Американцы — «заклятые друзья» и России, и Ирана — отреагировали на эту новость очень болезненно. И это легко поддается объяснению. В 1946 году именно жесткая реакция США и других западных стран не позволила Сталину осуществить задуманное и прижать к ногтю шаха Ирана. А в 1953-м американцы по наущению англичан устроили в Иране государственный переворот и свергли правительство пытавшегося проводить независимую линию премьер-министра Мохаммеда Мосаддыка. С тех самых пор и до момента исламской революции в Иране в 1979 году эта страна считалась главным форпостом США на Ближнем Востоке. Американцы всячески поддерживали режим шаха и вооружили его армию самым современным оружием. Но даже во времена теснейшего американо-иранского альянса Вашингтону так и не удалось получить согласие шаха на размещение своих войск на его территории. Американское военное присутствие в Иране ограничивалось многочисленными советниками и станциями электронного слежения на границе с Советским Союзом. Дать американцам что-то большее Ирану не позволило обостренное чувство национальной гордости.

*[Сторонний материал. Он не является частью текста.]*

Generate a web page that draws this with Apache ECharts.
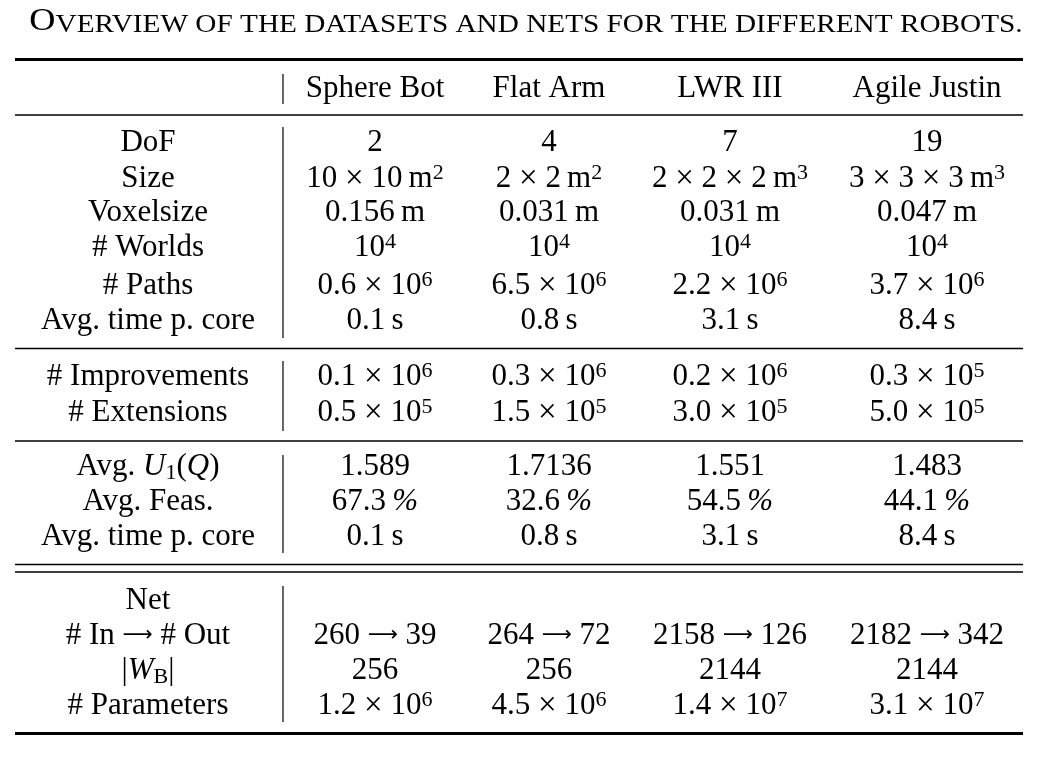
<!DOCTYPE html>
<html>
<head>
<meta charset="utf-8">
<script src="https://cdn.jsdelivr.net/npm/echarts@6/dist/echarts.min.js"></script>
<style>html,body{margin:0;padding:0;background:#fff}#c{width:1044px;height:757px}</style>
</head>
<body>
<div id="c"></div>
<script>
// ---------- table content ----------
const title = '{o|O}{sc|VERVIEW OF THE DATASETS AND NETS FOR THE DIFFERENT ROBOTS.}';
const robots = ['Sphere Bot', 'Flat Arm', 'LWR III', 'Agile Justin'];

const labelsData = ['DoF', 'Size', 'Voxelsize', '# Worlds', '# Paths', 'Avg. time p. core'];
const dof = ['2', '4', '7', '19'];
const envSize = ['10 × 10\u2009m{sup|2}', '2 × 2\u2009m{sup|2}', '2 × 2 × 2\u2009m{sup|3}', '3 × 3 × 3\u2009m{sup|3}'];
const voxelSize = ['0.156\u2009m', '0.031\u2009m', '0.031\u2009m', '0.047\u2009m'];
const worlds = ['10{sup|4}', '10{sup|4}', '10{sup|4}', '10{sup|4}'];
const paths = ['0.6 × 10{sup|6}', '6.5 × 10{sup|6}', '2.2 × 10{sup|6}', '3.7 × 10{sup|6}'];
const timeCore = ['0.1\u2009s', '0.8\u2009s', '3.1\u2009s', '8.4\u2009s'];

const labelsSearch = ['# Improvements', '# Extensions'];
const improvements = ['0.1 × 10{sup|6}', '0.3 × 10{sup|6}', '0.2 × 10{sup|6}', '0.3 × 10{sup|5}'];
const extensions = ['0.5 × 10{sup|5}', '1.5 × 10{sup|5}', '3.0 × 10{sup|5}', '5.0 × 10{sup|5}'];

const labelsQuality = ['Avg. {it|U}{sub|1}({it|Q})', 'Avg. Feas.', 'Avg. time p. core'];
const avgU = ['1.589', '1.7136', '1.551', '1.483'];
const avgFeas = ['67.3\u2009{it|%}', '32.6\u2009{it|%}', '54.5\u2009{it|%}', '44.1\u2009{it|%}'];
const avgTime = ['0.1\u2009s', '0.8\u2009s', '3.1\u2009s', '8.4\u2009s'];

const labelsNet = ['Net', '# In → # Out', '|{it|W}{sub|B}|', '# Parameters'];
const netBlank = ['', '', '', ''];
const inOut = ['260 → 39', '264 → 72', '2158 → 126', '2182 → 342'];
const wB = ['256', '256', '2144', '2144'];
const nParams = ['1.2 × 10{sup|6}', '4.5 × 10{sup|6}', '1.4 × 10{sup|7}', '3.1 × 10{sup|7}'];

// ---------- layout (positions in the chart's own coordinate space) ----------
const colX = [148, 375, 549, 730, 927];
const headerY = 89;
const sections = [
  { labels: labelsData, rows: [dof, envSize, voxelSize, worlds, paths, timeCore], ys: [143, 179, 213, 248, 286, 321], bar: [127, 338] },
  { labels: labelsSearch, rows: [improvements, extensions], ys: [377, 413], bar: [361, 431] },
  { labels: labelsQuality, rows: [avgU, avgFeas, avgTime], ys: [467, 502, 537], bar: [455, 553] },
  { labels: labelsNet, rows: [netBlank, inOut, wB, nParams], ys: [601, 636, 671, 706], bar: [586, 722] }
];
const rules = [[59.5, 3], [115, 1.5], [348.5, 1.5], [441, 1.5], [564.5, 1.5], [572, 1.5], [733.5, 3]];
const ruleX = [15, 1023];
const barX = 283;
const headerBar = [74, 104];

const FONT = '"Liberation Serif","Times New Roman",Times,serif';
const FS = 31;
const INK = '#000';

function markup(t) {
  return t.replace(/×/g, '{x|×}').replace(/ → /g, ' {ar|⟶} ');
}

const cells = [];
robots.forEach((r, i) => cells.push({ x: colX[i + 1], y: headerY, t: r }));
sections.forEach(s => {
  s.labels.forEach((lab, j) => {
    cells.push({ x: colX[0], y: s.ys[j], t: lab });
    s.rows[j].forEach((v, i) => { if (v !== '') cells.push({ x: colX[i + 1], y: s.ys[j], t: v }); });
  });
});

const segs = [];
rules.forEach(r => segs.push({ x1: ruleX[0], y1: r[0], x2: ruleX[1], y2: r[0], w: r[1] }));
segs.push({ x1: barX, y1: headerBar[0], x2: barX, y2: headerBar[1], w: 1.2 });
sections.forEach(s => segs.push({ x1: barX, y1: s.bar[0], x2: barX, y2: s.bar[1], w: 1.2 }));

const richCell = {
  sup: { fontFamily: FONT, fontSize: 22, lineHeight: 20, verticalAlign: 'top', fill: INK },
  sub: { fontFamily: FONT, fontSize: 22, lineHeight: 20, verticalAlign: 'bottom', fill: INK },
  it: { fontFamily: FONT, fontSize: FS, lineHeight: 34, fontStyle: 'italic', fill: INK },
  x: { fontFamily: FONT, fontSize: 33, lineHeight: 34, fill: INK },
  ar: { fontFamily: '"DejaVu Sans",' + FONT, fontSize: 21, lineHeight: 34, fill: INK }
};

const chart = echarts.init(document.getElementById('c'), null, { renderer: 'canvas' });
chart.setOption({
  animation: false,
  backgroundColor: '#fff',
  grid: { left: 0, right: 0, top: 0, bottom: 0 },
  xAxis: { type: 'value', min: 0, max: 1044, show: false },
  yAxis: { type: 'value', min: 0, max: 757, inverse: true, show: false },
  series: [
    {
      type: 'custom', coordinateSystem: 'cartesian2d', silent: true, clip: false,
      data: segs.map(s => [s.x1, s.y1, s.x2, s.y2]),
      renderItem: (params, api) => {
        const a = api.coord([api.value(0), api.value(1)]);
        const b = api.coord([api.value(2), api.value(3)]);
        return { type: 'line', shape: { x1: a[0], y1: a[1], x2: b[0], y2: b[1] },
                 style: { stroke: INK, lineWidth: segs[params.dataIndex].w } };
      }
    },
    {
      type: 'custom', coordinateSystem: 'cartesian2d', silent: true, clip: false,
      data: cells.map(c => [c.x, c.y]),
      renderItem: (params, api) => {
        const p = api.coord([api.value(0), api.value(1)]);
        return { type: 'text', x: p[0], y: p[1],
                 style: { text: markup(cells[params.dataIndex].t), fontFamily: FONT, fontSize: FS, lineHeight: 34,
                          fill: INK, align: 'center', verticalAlign: 'middle', rich: richCell } };
      }
    },
    {
      type: 'custom', coordinateSystem: 'cartesian2d', silent: true, clip: false,
      data: [[526, 27]],
      renderItem: (params, api) => {
        const p = api.coord([api.value(0), api.value(1)]);
        return { type: 'text', x: p[0], y: p[1], scaleX: 1.17,
                 style: { text: title, align: 'center', verticalAlign: 'middle', fill: INK,
                          rich: {
                            o: { fontFamily: FONT, fontSize: 31, lineHeight: 21, verticalAlign: 'bottom', fill: INK },
                            sc: { fontFamily: FONT, fontSize: 25, lineHeight: 17, verticalAlign: 'bottom', fill: INK }
                          } } };
      }
    }
  ]
});
</script>
</body>
</html>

Тот факт, что сейчас в Иране появились российские военные самолеты, является для Америки в эмоциональном плане крайне неприятным. Мол, у Путина играючи получилось то, чего мы не могли добиться в течение нескольких десятилетий.
Все это накладывается на общий «комплекс Ирана», от которого никак не может избавиться внешнеполитическая элита США. Иран в глазах американских политиков — это синоним слова «унижение». В Вашингтоне прекрасно помнят о том, как на стыке 70-х и 80-х годов близкие к иранским властям «революционные студенты» в течение нескольких лет удерживали в заложниках сотрудников посольства США, и президент США Картер ничего с этим не мог поделать. Не забыли в Вашингтоне и о более свежей обиде. Организованное тринадцать лет тому назад президентом Бушем американское вторжение в Ирак спустя несколько лет привело к тому, что правительство этой страны оказалось под фактическим иранским контролем.
Поэтому если сконцентрироваться на психологической стороне вопроса, то можно констатировать: Путину в очередной раз удалось нанести удар по американскому самолюбию. Но международная политика состоит не только и не столько из войны самолюбий. И исходя из этого я не стал бы трактовать появление в Иране наших военных самолетов как однозначную внешнеполитическую победу России.
Речь, как мне кажется, идет о техническом способе достижения победы там, где она остро нужна и России, и Ирану, — в Сирии. В силу разных и совсем не совпадающих причин Москва и Тегеран питают перспективу крушения в Сирии режима Асада угрозой своим интересам. Сейчас этот режим снова зашатался. И Россия с Ираном делают все, чтобы подставить ему свое плечо. Временное расквартирование российских бомбардировщиков на иранской территории облегчает эту задачу. Вот и весь секрет их появления.
Мы не стали свидетелями рождения стратегического российско-иранского союза. Мы стали свидетелями совпадения российских и иранских интересов на данном конкретном витке в международной политике. Это, конечно, не означает, что у российско-иранского сотрудничества нет перспектив расширения и углубления. Но это углубление должно иметь свои четкие границы — границы соответствия российским интересам. Ведь Иран — это самодостаточная держава, которая привыкла нести собственный груз. Некоторые элементы этой игры нам на руку. Некоторые — совсем нет. Например, Иран очень долго хотел (и, возможно, по-прежнему хочет) заполучить ядерное оружие. Нам это категорически невыгодно. Есть и другие сферы, где между нами были, есть и будут серьезные противоречия.
Сейчас все это, конечно, отступает на задний план. У нас общая срочная задача — в очередной раз «спасти рядового Асада». Однако наши лидеры всегда должны держать в голове: Иран для России не столько друг и союзник, сколько временный попутчик. Хотя, конечно, приятно, что наши дороги сошлись. Хотелось бы, чтобы они продолжали совпадать как можно дольше.